Langmuir, Vol.31, No.31, 8623-8632, 2015
Role of Hydrogen Bonding and Polyanion Composition in the Formation of Lipid Bilayers on Top of Polyelectrolyte Multilayers
The self-assembly of mixed vesicles of zwitterionic phosphatidylcholine (PC) and anionic phosphatidylserine (PS) phospholipids on top of polyelectrolyte multilayers (PEMs) of poly(allylamine hydrochloride) (PAR), as a polycation, and polystyrenesulfonate (PSS), as a polyanion, is investigated as a function of the vesicle composition by means of the quartz crystal microbalance with dissipation (QCM-D), cryo-transmission electron microscopy (Cryo-TEM), atomic force microscopy (AFM), and atomic force spectroscopy (AFS). Vesicles with molar percentages of PS between 50% and 70% result in the formation of lipid bilayers on top of the PEMs. Vesicles with over 50% of PC or over 80% of PS do not assembly into bilayers.
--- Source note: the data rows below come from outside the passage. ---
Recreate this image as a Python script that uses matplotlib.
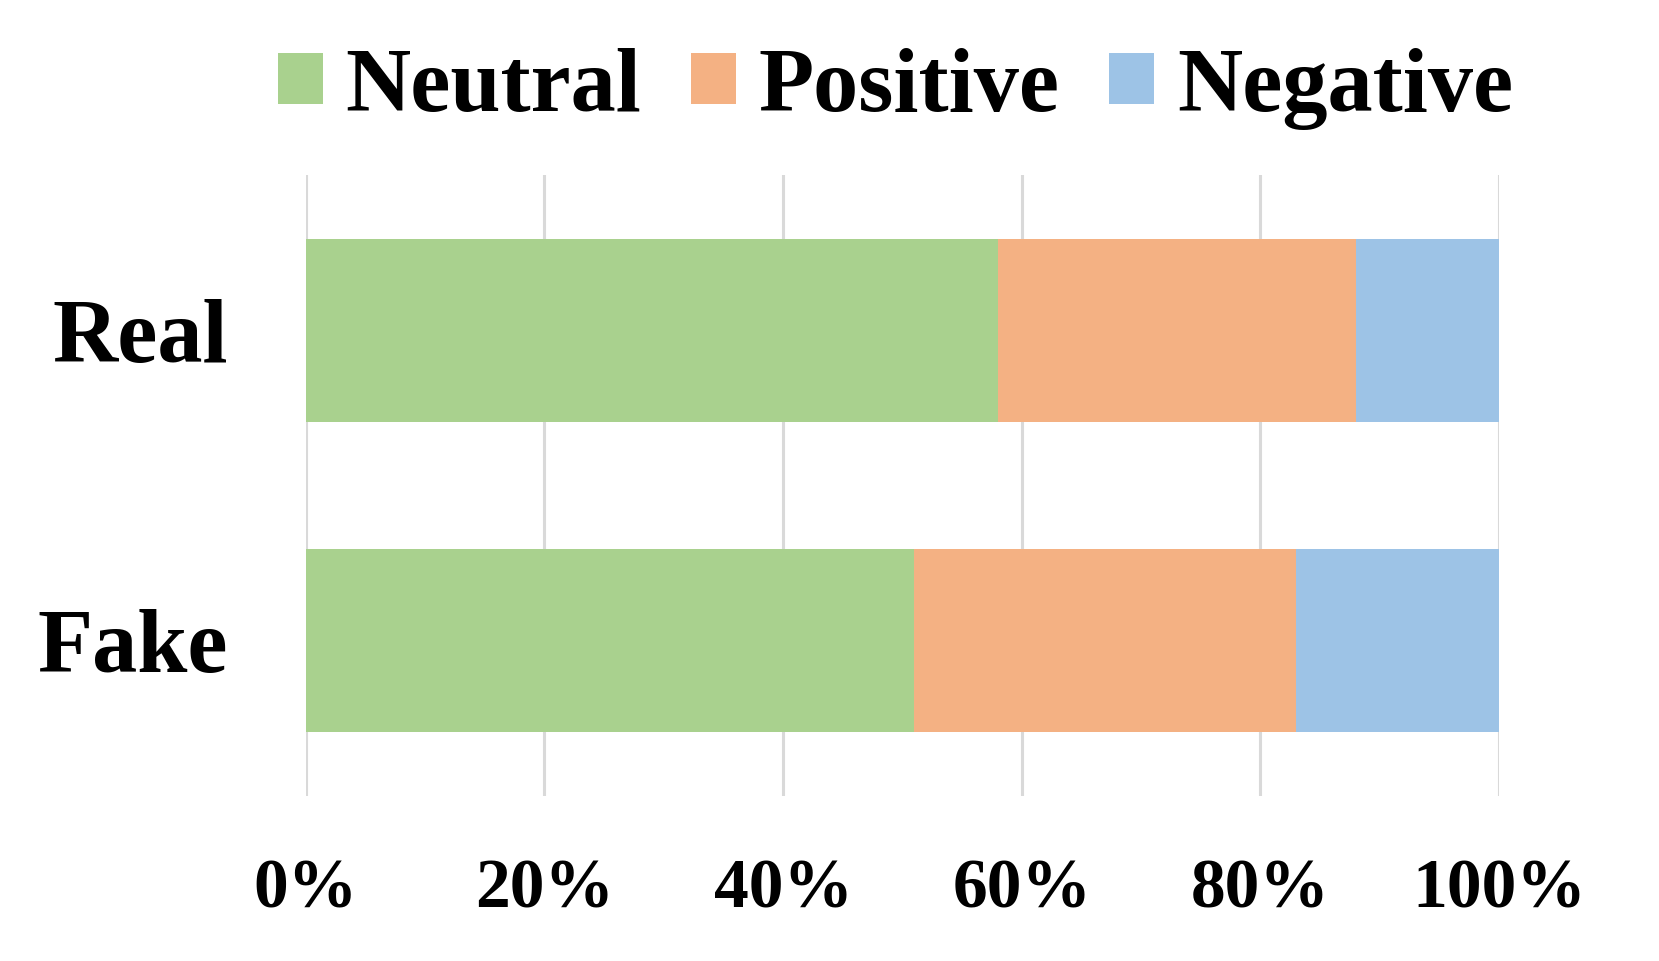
import matplotlib.pyplot as plt

plt.rcParams['font.family'] = ['Liberation Serif', 'DejaVu Serif']
plt.rcParams['font.weight'] = 'bold'

# categories (bottom to top)
groups = ['Fake', 'Real']
# share of each sentiment (%)
neutral = [51, 58]
positive = [32, 30]
negative = [17, 12]

series_names = ['Neutral', 'Positive', 'Negative']
colors = ['#A9D18E', '#F4B183', '#9DC3E6']

fig = plt.figure(figsize=(16.59, 9.61), dpi=100)
ax = fig.add_axes([0.1843, 0.172, 0.7193, 0.646])

left = [0, 0]
for name, vals, c in zip(series_names, [neutral, positive, negative], colors):
    ax.barh(groups, vals, left=left, height=0.59, color=c, label=name)
    left = [l + v for l, v in zip(left, vals)]

ax.set_xlim(0, 100)
ax.set_ylim(-0.5, 1.5)
ax.set_xticks(range(0, 101, 20))
ax.set_xticklabels([f'{t}%' for t in range(0, 101, 20)])
ax.grid(axis='x', color='#d9d9d9', linewidth=2.2)
ax.set_axisbelow(True)
for s in ax.spines.values():
    s.set_visible(False)
ax.tick_params(axis='x', length=0, pad=45, labelsize=50)
ax.tick_params(axis='y', length=0, pad=56, labelsize=65)

ax.legend(loc='center', bbox_to_anchor=(0.494, 1.139), ncol=3, frameon=False,
          fontsize=65, handlelength=0.5, handleheight=0.5, handletextpad=0.25,
          columnspacing=0.55, borderaxespad=0)

fig.savefig('out.png', dpi=100)
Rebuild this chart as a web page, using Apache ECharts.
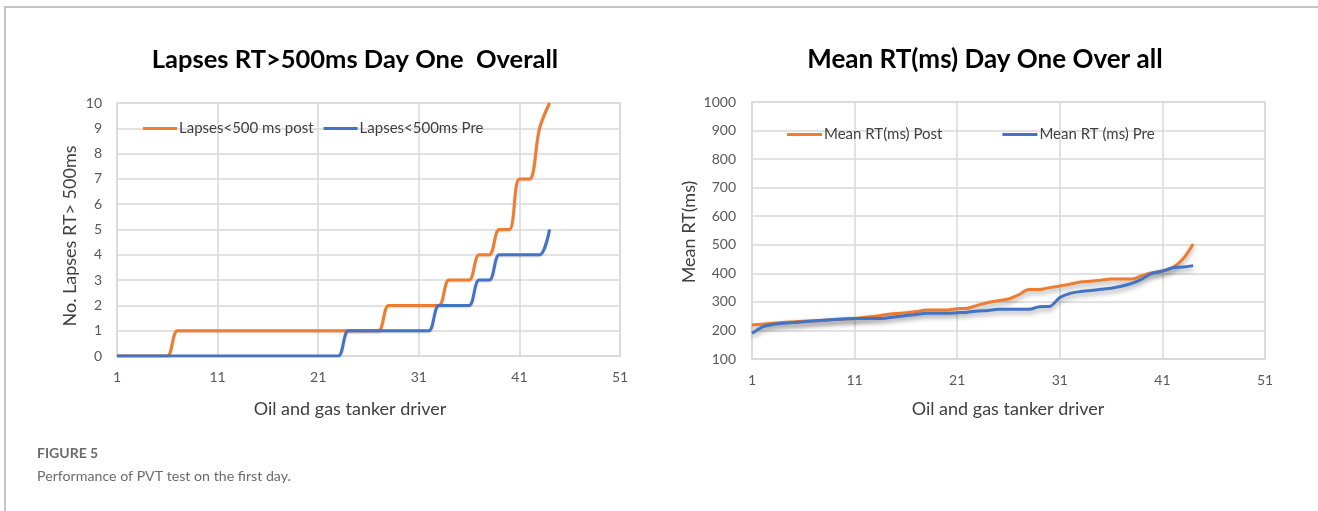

AFS studies performed with a PAR-modified cantilever approaching and retracting from the lipid assemblies reveal that the main interaction between PAR and the lipids takes place through hydrogen bonding between the amine groups of PAR and the carboxylate and phosphate groups of PS and with the phosphate groups of PC. The interaction of PAR with PS is much stronger than with PC. AFS measurements on assemblies with 50% PC and 50% PS revealed similar adhesion forces to pure PS assemblies, but the PAR chains can reorganize much better on the lipids as a consequence of the presence of PC. QCM-D experiments show that vesicles with a lipid composition of 50% PC and 50% PS do not form bilayers if PSS is replaced by alginate (Alg) or poly(acrylic acid) (PAA).